The country was still at this time under the stress of the emotion caused by the terrible earthquake of 1663. Father Lalemant has left us a striking description of this cataclysm, marked by the naive exaggeration of the period: “It was February 5th, 1663, about half-past five in the evening, when a great roar was heard at the same time throughout the extent of Canada. This noise, which gave the impression that fire had broken out in all the houses, made every one rush out of doors in order to flee from such a sudden conflagration. But instead of seeing smoke and flame, the people were much surprised to behold walls tottering, and all the stones moving as if they had become detached; the roofs seemed to bend downward on one side, then to lean over on the other; the bells rang of their own accord; joists, rafters and boards cracked, the earth quivered and made the stakes of the palisades dance in a manner which would appear incredible if we had not seen it in various places.
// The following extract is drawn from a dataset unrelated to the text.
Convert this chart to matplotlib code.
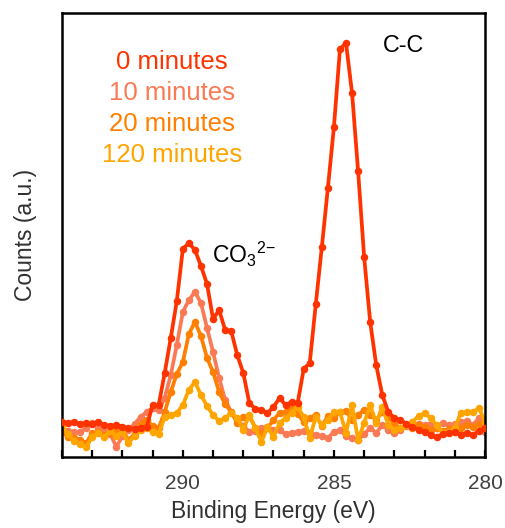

“Then every one rushes outside, animals take to flight, children cry through the streets, men and women, seized with terror, know not where to take refuge, thinking at every moment that they must be either overwhelmed in the ruins of the houses or buried in some abyss about to open under their feet; some, falling to their knees in the snow, cry for mercy; others pass the rest of the night in prayer, because the earthquake still continues with a certain undulation, almost like that of ships at sea, and such that some feel from these shocks the same sickness that they endure upon the water.
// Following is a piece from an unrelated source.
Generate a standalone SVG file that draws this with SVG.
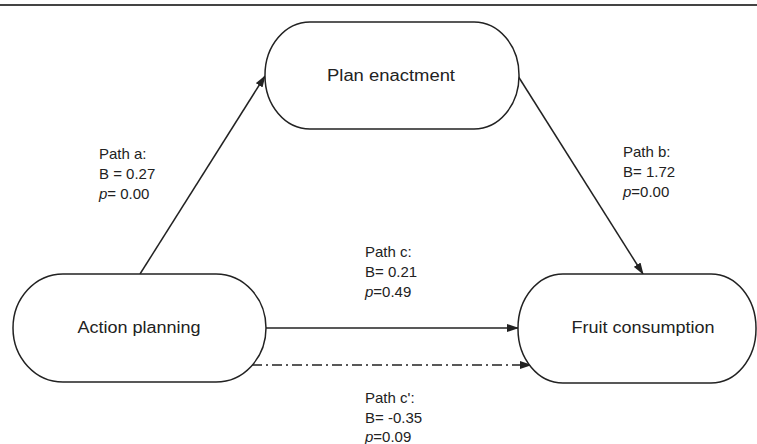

“The disorder was much greater in the forest. It seemed that there was a battle between the trees, which were hurled together, and not only their branches but even their trunks seemed to leave their places to leap upon each other with a noise and a confusion which made our savages say that the whole forest was drunk.
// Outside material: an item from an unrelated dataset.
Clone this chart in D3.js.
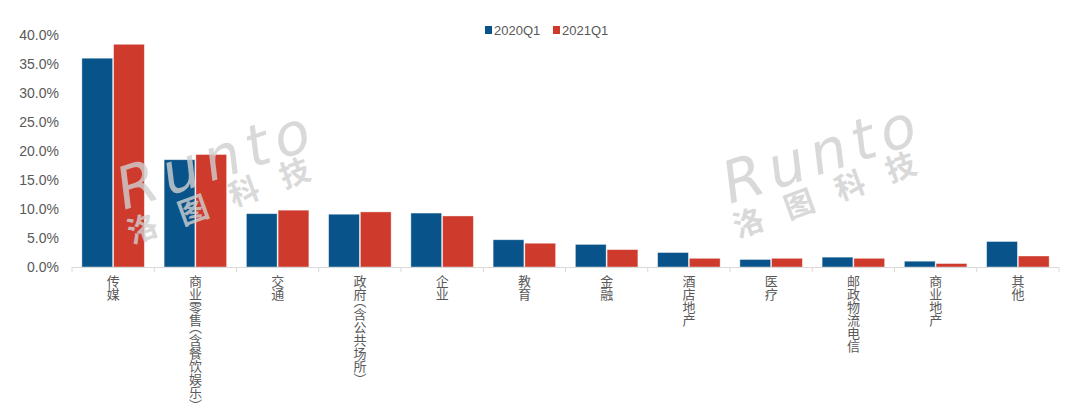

“There seemed to be the same combat between the mountains, of which some were uprooted and hurled upon the others, leaving great chasms in the places whence they came, and now burying the trees, with which they were covered, deep in the earth up to their tops, now thrusting them in, with branches downward, taking the place of the roots, so that they left only a forest of upturned trunks.
“While this general destruction was going on on land, sheets of ice five or six feet thick were broken and shattered to pieces, and split in many places, whence arose thick vapour or streams of mud and sand which ascended high into the air; our springs either flowed no longer or ran with sulphurous waters; the rivers were either lost from sight or became polluted, the waters of some becoming yellow, those of others red, and the great St. Lawrence appeared quite livid up to the vicinity of Tadousac, a most astonishing prodigy, and one capable of surprising those who know the extent of this great river below the Island of Orleans, and what matter must be necessary to whiten it.